Way back in 1972, astronauts Gene Cernan and Jack Schmitt experienced their own transportation problems when their moonbuggy lost a fender.
That doesn't sound like a disaster on the scale of a plummeting airplane,... but when moondust is involved, even a lost fender can have serious consequences.

FOTO: Dust flies from the tires of a moonbuggy driven by Apollo 17 astronaut Gene Cernan. When a fender fell off, plumes of high-flying dust caused serious problems, which the astronauts solved using duct tape: full story.

A rolling moonbuggy without a fender kicks up a "rooster tail" of moondust, spraying the rover and its occupants with dark, abrasive grit.
White spacesuits blackened by dust turn into absorbers of the fierce lunar sun with astronauts overheating dangerously inside.
Sharp-edged dust wiped off visors scratch the glass, making helmets difficult to see out of.
Watch out for that crater!
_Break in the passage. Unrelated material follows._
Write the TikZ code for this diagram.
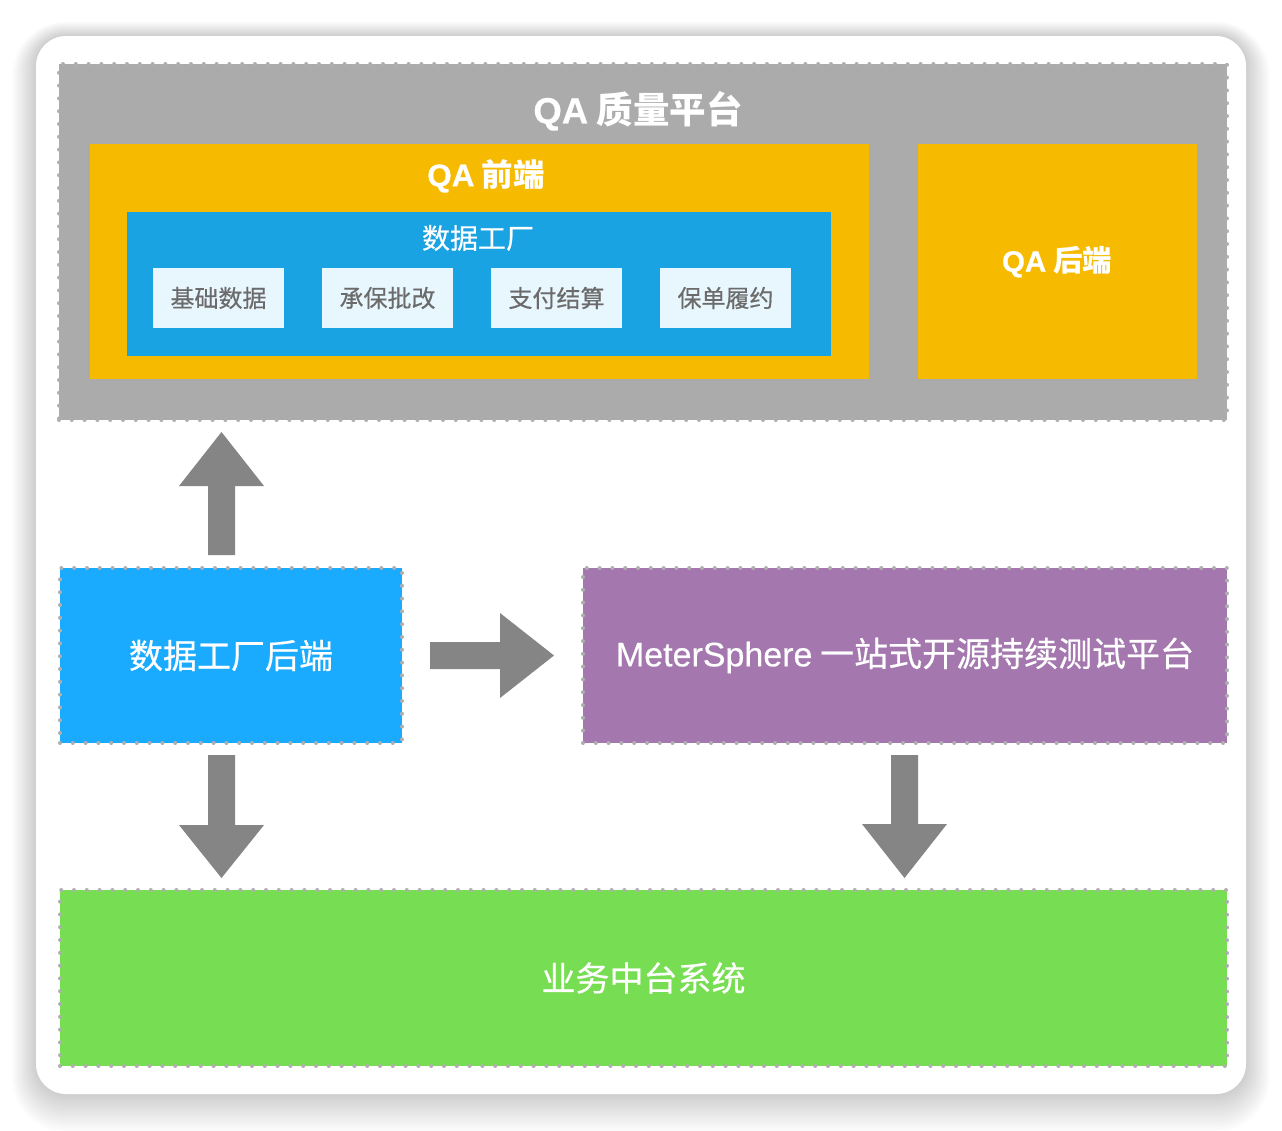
\documentclass[tikz,border=0pt]{standalone}
\usepackage{fontspec}
\setmainfont{Noto Sans CJK SC}
\newfontfamily\cjkm[FakeBold=0.5]{Noto Sans CJK SC}
\newfontfamily\latm[FakeBold=0.4]{Liberation Sans}
\newfontfamily\latb[UprightFont={* Bold}, FakeBold=0.6]{Liberation Sans}
\usetikzlibrary{calc}
\definecolor{qgray}{HTML}{ABABAB}
\definecolor{qorange}{HTML}{F6BA00}
\definecolor{qblue}{HTML}{1AA3E3}
\definecolor{qlight}{HTML}{E8F6FD}
\definecolor{qbright}{HTML}{1AABFF}
\definecolor{qpurple}{HTML}{A478AE}
\definecolor{qgreen}{HTML}{77DD53}
\definecolor{qarrow}{HTML}{858585}
\definecolor{qdot}{HTML}{AFAFAF}
\definecolor{qtext}{HTML}{6B6B6B}
\tikzset{
  panel/.style={rectangle, inner sep=0pt, outer sep=0pt},
  dotborder/.style={draw=qdot, line width=4pt, dash pattern=on 0pt off 12.8pt, line cap=round},
  subbox/.style={panel, fill=qlight, minimum width=131pt, minimum height=60pt, text=qtext, font=\cjkm\fontsize{24}{27}\selectfont},
  whitetxt/.style={inner sep=0pt, text=white},
  blockarrow/.style={fill=qarrow, draw=none}
}
\begin{document}
\begin{tikzpicture}[x=1pt,y=-1pt]
\useasboundingbox (0,0) rectangle (1282,1130);
\fill[white] (0,0) rectangle (1282,1130);
% shadow of card
\foreach \i in {1,...,24}{
  \pgfmathsetmacro\r{30+\i}
  \pgfmathsetmacro\xa{36-\i}
  \pgfmathsetmacro\xb{1246+\i}
  \pgfmathsetmacro\ya{36-\i+0.4*\i}
  \pgfmathsetmacro\yb{1094+\i+0.6*\i}
  \fill[black, fill opacity=0.008, rounded corners=\r pt] (\xa,\ya) rectangle (\xb,\yb);
}
\fill[white, rounded corners=30pt] (36,36) rectangle (1246,1094);

% QA platform
\node[panel, fill=qgray, dotborder, minimum width=1168pt, minimum height=356pt] (qa) at (643,242) {};
\node[whitetxt, font=\bfseries\fontsize{36.5}{40}\selectfont] (qat) at (638,111) {{\latb QA} 质量平台};

\node[panel, fill=qorange, minimum width=779pt, minimum height=235pt] (fe) at (479.5,261.5) {};
\node[whitetxt, font=\bfseries\fontsize{31.5}{34}\selectfont] (fet) at (486,176) {{\latb QA} 前端};

\node[panel, fill=qblue, minimum width=704pt, minimum height=144pt] (df) at (479,284) {};
\node[whitetxt, font=\cjkm\fontsize{28}{30}\selectfont] (dft) at (478,238) {数据工厂};

\node[subbox] (s1) at (218.5,298) {基础数据};
\node[subbox] (s2) at (387.5,298) {承保批改};
\node[subbox] (s3) at (556.5,298) {支付结算};
\node[subbox] (s4) at (725.5,298) {保单履约};

\node[panel, fill=qorange, minimum width=279pt, minimum height=235pt] (be) at (1057.5,261.5) {};
\node[whitetxt, font=\bfseries\fontsize{29.5}{32}\selectfont] (bet) at (1057,262) {{\latb QA} 后端};

% middle row
\node[panel, fill=qbright, dotborder, minimum width=342pt, minimum height=175pt,
      text=white, font=\cjkm\fontsize{34}{36}\selectfont] (dfb) at (231,655.5) {数据工厂后端};
\node[panel, fill=qpurple, dotborder, minimum width=644pt, minimum height=175pt,
      text=white, font=\cjkm\fontsize{34}{36}\selectfont] (ms) at (905,655.5) {{\latm MeterSphere} 一站式开源持续测试平台};

% bottom
\node[panel, fill=qgreen, dotborder, minimum width=1167pt, minimum height=176pt,
      text=white, font=\cjkm\fontsize{34}{36}\selectfont] (biz) at (643.5,978) {业务中台系统};

% block arrows
\fill[blockarrow] (208,555) -- (208,486) -- (179,486) -- (221.5,432) -- (264,486) -- (235,486) -- (235,555) -- cycle;
\fill[blockarrow] (430,642) -- (500,642) -- (500,613) -- (554,655.5) -- (500,698) -- (500,669) -- (430,669) -- cycle;
\fill[blockarrow] (208,755) -- (235,755) -- (235,825) -- (264,825) -- (221.5,878) -- (179,825) -- (208,825) -- cycle;
\fill[blockarrow] (891,755) -- (918,755) -- (918,824) -- (947,824) -- (904.5,878) -- (862,824) -- (891,824) -- cycle;
\end{tikzpicture}
\end{document}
And moondust has an uncanny way of working itself into hinges, latches and joints, rendering them useless.

The resourceful astronauts repaired the fender with duct tape, but even with all four fenders, Cernan had to dust off the rover at each stop. Getting rid of moondust remained a top priority.

Back in Alaska, Miller relates what happened when Mt. Redoubt erupted just last week:
"We lost three seismic stations. The one nearest the volcano was fried – probably due to lightning.
When you have a tremendous and powerful explosion of ash, the violent movement of all the ash particles generates static electricity and therefore lightning."

FOTO: Lightning flashes in a roiling cloud of ash over Mt. Redoubt on March 27th. Particles of ash rubbing together in the cloud (like socks rubbing against carpet) are partly responsible for the buildup of electrostatic charge. Photo credit and copyright: Bretwood Higman, Ground Truth Trekking.

Dust particles on the Moon are also electrified, at least in part, by the buffeting of the solar wind.

Earth is protected from the solar wind by our planet's magnetic field, but the Moon has no global magnetic field to ward off charged particles from the sun.
Free electrons in the solar wind interact with grains of moondust and, in effect, "charge them up."
The electrostatic charges cause moondust to cling tenaciously to everything.

Including your lungs…

Apollo 17 astronaut Gene Cernan suffered from the first recorded case of extraterrestrial hay fever.
He was taking off his spacesuit after a moonwalk and the air was filling up with dust knocked off the surface of the suit.
"It came on pretty fast," he radioed Houston with a stuffy-nose twang.
"I had a significant reaction to the dust," he later recalled.
"My turbinates (cartilage plates in the walls of the nasal chambers) became swollen."

Some researchers believe sustained breathing of moondust could be dangerous. The sharp-edged grains are able to make tiny cuts in flesh, and they could easily become stuck in lung tissue. Ash presents a similar hazard.

"With volcanic ash, people are advised to wear particle masks or stay indoors," notes Miller."
"It's not poisonous, but people with asthma or emphysema can have problems if they inhale it."
"And people who wear contacts have to take their contacts out."

FOTO: An Alaskan moonscape.
"Highlights of gray volcanic ash around the snow remind me of craters on the Moon," says photographer Michelle Cosper of Girdwood, Alaska.

Alaska resident Michelle Cosper is one of the people suffering:
"My throat is sore and stingy, and it smells vaguely like sulfur outside," she reports from the town of Girdwood, which has received a coating of ash from Redoubt's recent eruptions.
"We aren't supposed to walk our dogs or go outside for any other reason unnecessarily. Even local newscasters are wearing face masks."

Moondust and volcanic ash cause many of the same troubles. But that does not mean they are the same thing.
Volcanic ash comes from active volcanoes, something the Moon does not have.
Liquid rock decompresses and explodes from the volcano's mouth, producing a mixture of 'foamed' glass and micro- and mini-crystals.

Moondust, on the other hand, is created by meteoroids. Space rocks hit the Moon's surface at hundreds of thousands of miles per hour, fusing topsoil into glass and shattering the same into tiny sharp-edged pieces.

NASA is returning to the Moon in ~2020.

Thanks to Mt. Redoubt, Alaskans are already getting a taste of the new frontier.